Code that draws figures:
[start]

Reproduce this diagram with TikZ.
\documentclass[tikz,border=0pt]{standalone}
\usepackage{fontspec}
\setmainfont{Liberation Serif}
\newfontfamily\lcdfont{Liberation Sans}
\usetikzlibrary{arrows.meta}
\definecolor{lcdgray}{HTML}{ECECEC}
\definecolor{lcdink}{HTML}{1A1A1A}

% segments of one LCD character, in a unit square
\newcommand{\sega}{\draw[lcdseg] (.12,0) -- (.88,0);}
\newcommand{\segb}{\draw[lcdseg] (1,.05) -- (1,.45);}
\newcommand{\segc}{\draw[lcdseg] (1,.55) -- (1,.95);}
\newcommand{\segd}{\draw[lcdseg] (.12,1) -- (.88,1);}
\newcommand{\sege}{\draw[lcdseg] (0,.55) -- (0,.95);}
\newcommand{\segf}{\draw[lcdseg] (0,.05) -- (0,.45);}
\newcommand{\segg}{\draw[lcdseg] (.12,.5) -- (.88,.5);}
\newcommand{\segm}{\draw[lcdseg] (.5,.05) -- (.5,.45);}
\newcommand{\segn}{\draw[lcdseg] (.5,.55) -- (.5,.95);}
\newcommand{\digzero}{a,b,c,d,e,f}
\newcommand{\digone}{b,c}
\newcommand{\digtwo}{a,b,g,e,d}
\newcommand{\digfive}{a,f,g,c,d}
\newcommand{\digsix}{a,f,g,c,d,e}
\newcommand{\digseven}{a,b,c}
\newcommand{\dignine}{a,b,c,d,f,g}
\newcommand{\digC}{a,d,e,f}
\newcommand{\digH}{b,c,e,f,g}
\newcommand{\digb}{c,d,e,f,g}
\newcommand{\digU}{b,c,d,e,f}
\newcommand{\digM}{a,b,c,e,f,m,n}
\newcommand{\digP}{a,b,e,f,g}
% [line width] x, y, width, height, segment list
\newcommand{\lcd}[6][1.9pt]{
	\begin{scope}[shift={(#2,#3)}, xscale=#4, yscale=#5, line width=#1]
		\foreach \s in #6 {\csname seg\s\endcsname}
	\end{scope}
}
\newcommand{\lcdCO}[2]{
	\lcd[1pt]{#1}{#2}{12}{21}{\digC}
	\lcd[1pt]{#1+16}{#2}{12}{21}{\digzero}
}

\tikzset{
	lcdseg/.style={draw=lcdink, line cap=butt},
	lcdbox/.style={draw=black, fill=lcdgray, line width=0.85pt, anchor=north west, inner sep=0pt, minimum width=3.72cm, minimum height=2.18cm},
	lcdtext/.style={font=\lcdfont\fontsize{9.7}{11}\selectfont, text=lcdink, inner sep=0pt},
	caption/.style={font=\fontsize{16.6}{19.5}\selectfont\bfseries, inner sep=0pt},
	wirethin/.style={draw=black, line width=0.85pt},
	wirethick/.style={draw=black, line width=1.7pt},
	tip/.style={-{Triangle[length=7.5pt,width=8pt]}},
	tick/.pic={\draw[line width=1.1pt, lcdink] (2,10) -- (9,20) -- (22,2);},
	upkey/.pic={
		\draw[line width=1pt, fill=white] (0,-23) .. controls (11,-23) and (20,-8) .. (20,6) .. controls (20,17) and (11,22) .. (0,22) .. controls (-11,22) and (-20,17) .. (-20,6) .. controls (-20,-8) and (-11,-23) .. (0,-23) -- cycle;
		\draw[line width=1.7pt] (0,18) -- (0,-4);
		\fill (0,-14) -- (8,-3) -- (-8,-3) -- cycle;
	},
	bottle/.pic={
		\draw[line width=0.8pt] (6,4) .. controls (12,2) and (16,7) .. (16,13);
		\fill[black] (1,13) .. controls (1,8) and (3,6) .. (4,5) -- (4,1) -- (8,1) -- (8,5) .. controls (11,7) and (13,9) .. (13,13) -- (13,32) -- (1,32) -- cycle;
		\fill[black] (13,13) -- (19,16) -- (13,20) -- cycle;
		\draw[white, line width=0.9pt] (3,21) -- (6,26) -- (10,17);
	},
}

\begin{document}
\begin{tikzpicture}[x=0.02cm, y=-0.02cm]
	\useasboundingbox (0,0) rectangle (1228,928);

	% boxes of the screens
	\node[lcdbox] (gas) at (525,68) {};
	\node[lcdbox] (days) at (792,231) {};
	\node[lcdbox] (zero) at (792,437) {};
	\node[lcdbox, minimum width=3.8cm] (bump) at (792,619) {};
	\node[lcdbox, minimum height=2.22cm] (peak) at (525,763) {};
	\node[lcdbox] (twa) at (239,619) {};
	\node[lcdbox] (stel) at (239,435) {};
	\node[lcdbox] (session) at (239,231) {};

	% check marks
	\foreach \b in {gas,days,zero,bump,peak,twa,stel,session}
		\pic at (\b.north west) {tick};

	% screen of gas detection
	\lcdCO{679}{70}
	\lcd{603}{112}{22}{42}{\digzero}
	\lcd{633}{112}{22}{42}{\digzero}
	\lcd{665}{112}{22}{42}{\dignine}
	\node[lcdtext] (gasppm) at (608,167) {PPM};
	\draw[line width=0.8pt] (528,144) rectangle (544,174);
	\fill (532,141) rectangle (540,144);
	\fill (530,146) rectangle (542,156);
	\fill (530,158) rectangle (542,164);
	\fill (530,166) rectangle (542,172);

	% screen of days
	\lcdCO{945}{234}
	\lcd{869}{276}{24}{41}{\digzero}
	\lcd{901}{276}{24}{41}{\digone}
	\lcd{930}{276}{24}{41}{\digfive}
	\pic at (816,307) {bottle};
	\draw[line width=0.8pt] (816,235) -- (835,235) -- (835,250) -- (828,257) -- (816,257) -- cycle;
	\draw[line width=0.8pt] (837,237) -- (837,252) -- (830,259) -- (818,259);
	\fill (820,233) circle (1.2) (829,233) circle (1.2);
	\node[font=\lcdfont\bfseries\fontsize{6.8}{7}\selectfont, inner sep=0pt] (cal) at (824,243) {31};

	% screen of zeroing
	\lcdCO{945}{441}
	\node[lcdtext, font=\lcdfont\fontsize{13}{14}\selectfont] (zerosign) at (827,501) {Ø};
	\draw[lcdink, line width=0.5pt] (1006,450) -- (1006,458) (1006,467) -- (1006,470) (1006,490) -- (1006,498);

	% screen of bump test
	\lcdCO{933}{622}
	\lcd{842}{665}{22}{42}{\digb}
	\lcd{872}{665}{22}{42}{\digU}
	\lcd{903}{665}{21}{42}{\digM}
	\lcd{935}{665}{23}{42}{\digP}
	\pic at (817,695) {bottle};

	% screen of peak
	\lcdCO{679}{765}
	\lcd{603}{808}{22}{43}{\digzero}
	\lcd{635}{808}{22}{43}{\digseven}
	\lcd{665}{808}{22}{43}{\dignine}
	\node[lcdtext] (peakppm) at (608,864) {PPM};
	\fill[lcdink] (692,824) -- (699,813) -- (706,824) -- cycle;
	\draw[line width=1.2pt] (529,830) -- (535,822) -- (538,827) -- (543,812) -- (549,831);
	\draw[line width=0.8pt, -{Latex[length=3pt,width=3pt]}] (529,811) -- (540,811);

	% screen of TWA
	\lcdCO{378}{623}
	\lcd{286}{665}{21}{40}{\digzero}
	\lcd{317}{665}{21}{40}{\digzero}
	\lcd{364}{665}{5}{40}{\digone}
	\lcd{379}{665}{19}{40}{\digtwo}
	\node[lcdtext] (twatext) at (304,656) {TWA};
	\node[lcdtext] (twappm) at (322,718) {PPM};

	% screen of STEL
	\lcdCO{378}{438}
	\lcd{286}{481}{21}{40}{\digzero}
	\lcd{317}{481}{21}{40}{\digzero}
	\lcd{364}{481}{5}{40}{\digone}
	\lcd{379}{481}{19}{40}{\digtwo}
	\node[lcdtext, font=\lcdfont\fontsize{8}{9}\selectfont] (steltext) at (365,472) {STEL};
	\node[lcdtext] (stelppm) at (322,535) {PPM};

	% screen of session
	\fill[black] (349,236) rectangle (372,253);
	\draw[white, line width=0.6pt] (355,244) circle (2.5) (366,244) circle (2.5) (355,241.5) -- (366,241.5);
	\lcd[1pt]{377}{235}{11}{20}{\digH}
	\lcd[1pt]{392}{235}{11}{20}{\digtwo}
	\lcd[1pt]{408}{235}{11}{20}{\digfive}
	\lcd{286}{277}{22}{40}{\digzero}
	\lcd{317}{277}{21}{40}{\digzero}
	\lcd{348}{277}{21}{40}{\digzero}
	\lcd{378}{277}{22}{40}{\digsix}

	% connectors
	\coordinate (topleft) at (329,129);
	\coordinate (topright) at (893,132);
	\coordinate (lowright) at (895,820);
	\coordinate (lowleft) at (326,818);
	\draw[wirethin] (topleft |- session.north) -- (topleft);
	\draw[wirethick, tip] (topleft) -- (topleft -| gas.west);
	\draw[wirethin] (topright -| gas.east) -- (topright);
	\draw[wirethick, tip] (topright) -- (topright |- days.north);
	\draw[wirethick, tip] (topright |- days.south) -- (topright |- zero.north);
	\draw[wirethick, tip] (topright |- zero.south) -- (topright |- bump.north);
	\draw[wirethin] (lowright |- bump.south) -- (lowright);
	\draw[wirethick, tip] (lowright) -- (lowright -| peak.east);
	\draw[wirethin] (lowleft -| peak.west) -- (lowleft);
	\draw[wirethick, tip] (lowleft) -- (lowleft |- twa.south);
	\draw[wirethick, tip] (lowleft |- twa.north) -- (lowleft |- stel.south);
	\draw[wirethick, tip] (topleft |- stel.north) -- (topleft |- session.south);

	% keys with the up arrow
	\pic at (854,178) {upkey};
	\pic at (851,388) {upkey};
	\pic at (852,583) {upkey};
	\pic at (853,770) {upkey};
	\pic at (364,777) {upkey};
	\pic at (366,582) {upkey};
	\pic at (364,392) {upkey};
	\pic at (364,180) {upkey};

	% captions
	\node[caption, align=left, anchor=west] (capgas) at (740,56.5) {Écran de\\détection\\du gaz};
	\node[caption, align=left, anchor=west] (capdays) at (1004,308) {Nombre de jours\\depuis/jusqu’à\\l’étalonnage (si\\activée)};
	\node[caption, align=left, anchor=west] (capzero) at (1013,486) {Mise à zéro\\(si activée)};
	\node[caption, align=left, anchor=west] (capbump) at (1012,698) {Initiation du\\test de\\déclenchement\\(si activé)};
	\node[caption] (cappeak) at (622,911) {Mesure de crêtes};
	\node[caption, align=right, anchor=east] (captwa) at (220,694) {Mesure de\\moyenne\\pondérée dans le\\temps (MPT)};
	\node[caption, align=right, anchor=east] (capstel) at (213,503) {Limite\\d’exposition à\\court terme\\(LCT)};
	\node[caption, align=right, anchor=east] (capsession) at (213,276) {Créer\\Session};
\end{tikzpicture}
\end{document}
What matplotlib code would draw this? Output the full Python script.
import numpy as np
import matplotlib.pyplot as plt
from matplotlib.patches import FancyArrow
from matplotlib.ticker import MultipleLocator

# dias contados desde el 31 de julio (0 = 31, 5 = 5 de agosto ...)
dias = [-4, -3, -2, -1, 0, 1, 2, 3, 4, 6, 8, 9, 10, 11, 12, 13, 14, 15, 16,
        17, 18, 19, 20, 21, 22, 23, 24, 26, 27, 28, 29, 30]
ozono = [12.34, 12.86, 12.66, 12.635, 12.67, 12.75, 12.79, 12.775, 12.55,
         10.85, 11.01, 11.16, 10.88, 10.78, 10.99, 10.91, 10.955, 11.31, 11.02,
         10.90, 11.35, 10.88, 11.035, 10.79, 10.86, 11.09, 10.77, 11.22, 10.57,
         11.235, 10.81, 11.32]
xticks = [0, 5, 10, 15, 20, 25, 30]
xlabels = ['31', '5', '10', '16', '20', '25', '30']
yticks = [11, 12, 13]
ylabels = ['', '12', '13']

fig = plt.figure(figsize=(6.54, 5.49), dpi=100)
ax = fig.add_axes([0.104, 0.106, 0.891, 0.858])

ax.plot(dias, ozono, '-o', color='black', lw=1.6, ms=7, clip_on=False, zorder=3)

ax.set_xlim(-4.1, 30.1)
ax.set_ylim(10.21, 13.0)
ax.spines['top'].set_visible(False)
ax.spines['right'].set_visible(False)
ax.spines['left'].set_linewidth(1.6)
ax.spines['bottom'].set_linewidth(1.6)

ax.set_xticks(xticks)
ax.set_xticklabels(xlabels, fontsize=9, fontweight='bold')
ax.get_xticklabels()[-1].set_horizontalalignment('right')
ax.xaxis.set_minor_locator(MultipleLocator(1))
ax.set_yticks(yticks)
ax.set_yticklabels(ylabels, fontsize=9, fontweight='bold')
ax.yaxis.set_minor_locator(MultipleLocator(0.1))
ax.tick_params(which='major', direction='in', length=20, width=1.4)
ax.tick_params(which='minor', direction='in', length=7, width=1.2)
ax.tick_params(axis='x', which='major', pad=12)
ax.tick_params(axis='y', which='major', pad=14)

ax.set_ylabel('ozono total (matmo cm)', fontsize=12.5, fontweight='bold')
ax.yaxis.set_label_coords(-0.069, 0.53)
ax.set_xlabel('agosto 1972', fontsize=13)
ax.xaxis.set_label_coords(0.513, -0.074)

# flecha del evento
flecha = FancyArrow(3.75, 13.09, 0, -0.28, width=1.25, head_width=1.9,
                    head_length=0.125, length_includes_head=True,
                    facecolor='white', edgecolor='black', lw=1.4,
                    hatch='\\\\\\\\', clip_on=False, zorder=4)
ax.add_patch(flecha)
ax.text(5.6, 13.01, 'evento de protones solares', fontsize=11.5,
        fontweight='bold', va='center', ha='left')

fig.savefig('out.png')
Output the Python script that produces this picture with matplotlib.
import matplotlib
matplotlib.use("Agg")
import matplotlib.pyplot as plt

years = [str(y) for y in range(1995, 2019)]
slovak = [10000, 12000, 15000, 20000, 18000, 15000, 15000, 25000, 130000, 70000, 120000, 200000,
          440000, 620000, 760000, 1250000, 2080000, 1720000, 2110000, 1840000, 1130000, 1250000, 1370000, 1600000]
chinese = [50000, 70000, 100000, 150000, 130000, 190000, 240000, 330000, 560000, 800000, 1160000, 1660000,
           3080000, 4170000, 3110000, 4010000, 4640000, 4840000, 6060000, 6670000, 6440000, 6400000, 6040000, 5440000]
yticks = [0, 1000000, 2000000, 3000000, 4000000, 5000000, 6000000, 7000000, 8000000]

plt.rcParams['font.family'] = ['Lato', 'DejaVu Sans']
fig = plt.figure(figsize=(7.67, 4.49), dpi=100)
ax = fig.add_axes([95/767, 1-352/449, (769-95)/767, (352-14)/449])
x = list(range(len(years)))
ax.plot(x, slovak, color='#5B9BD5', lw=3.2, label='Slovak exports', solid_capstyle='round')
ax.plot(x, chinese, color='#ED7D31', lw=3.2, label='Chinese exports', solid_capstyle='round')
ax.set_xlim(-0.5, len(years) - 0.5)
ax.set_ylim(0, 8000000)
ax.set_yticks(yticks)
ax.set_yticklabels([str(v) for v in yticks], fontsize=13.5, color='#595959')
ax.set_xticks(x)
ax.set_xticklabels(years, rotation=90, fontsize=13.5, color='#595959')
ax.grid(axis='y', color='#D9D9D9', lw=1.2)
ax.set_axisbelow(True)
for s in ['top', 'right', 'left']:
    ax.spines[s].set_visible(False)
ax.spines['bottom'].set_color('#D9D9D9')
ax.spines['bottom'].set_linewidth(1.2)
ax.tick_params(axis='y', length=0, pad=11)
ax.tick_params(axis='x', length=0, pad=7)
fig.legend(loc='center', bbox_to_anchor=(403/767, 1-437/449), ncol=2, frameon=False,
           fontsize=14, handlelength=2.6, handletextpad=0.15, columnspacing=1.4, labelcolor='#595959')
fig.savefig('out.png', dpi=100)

[end]

Each line from the one holding "Output the Python" to the one holding "6000000, 7000000, 8000000]", those two included, is to be transcribed exactly, and no other line.

_COMPLETED TASK_.
Output the Python script that produces this picture with matplotlib.
import matplotlib
matplotlib.use("Agg")
import matplotlib.pyplot as plt

years = [str(y) for y in range(1995, 2019)]
slovak = [10000, 12000, 15000, 20000, 18000, 15000, 15000, 25000, 130000, 70000, 120000, 200000,
          440000, 620000, 760000, 1250000, 2080000, 1720000, 2110000, 1840000, 1130000, 1250000, 1370000, 1600000]
chinese = [50000, 70000, 100000, 150000, 130000, 190000, 240000, 330000, 560000, 800000, 1160000, 1660000,
           3080000, 4170000, 3110000, 4010000, 4640000, 4840000, 6060000, 6670000, 6440000, 6400000, 6040000, 5440000]
yticks = [0, 1000000, 2000000, 3000000, 4000000, 5000000, 6000000, 7000000, 8000000]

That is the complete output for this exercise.